Si giunge così alla terza novità in ordine cronologico nel caso Aldo Moro: la foto del quotidiano Il Messaggero che mostra Antonio Nirta in via Fani il 16 marzo 1978. Sarebbe lui l’uomo in una foto scattata quel giorno e per la quale furono fatte pressioni dalla Calabria per via del contenuto della stessa. A denunciare il fatto fu nel maggio del 1978 Benito Cazora, allora deputato Dc, il quale fece presente che «dalla Calabria mi hanno telefonato per informarmi che in una foto presa sul posto quella mattina, si individua un personaggio a loro noto».

Le indagini della Commissione, riconoscendo Nirta, hanno messo assieme pezzi sparsi giungendo alla conclusione che le pressioni vennero dalla ‘ndrangheta perché Nirta ad essa legato; ma Nirta era uomo dei servizi segreti così come nel 1996 venne fuori da alcuni pentiti (tra i quali Ubaldo Lauro) nell’ambito del processo sulla morte del giornalista Mino Pecorelli.

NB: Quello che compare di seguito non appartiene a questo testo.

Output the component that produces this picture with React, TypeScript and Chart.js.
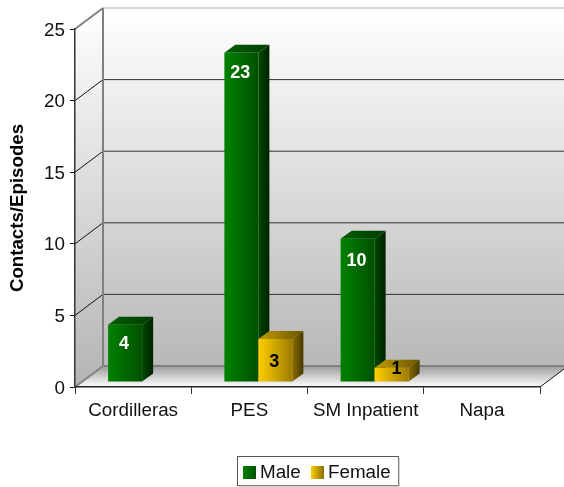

Cosa sia accaduto a via Fani in relazione al caso Aldo Moro è ormai il focus dell’indagine della Commissione, momento centrale che potrebbe portare alla luce che assieme alle Brigate Rosse agirono anche uomini della ‘ndrangheta, anche solo per compiti di supervisione; uomini che lavoravano per i servizi segreti italiani e che sapevano cosa sarebbe accaduto quella mattina.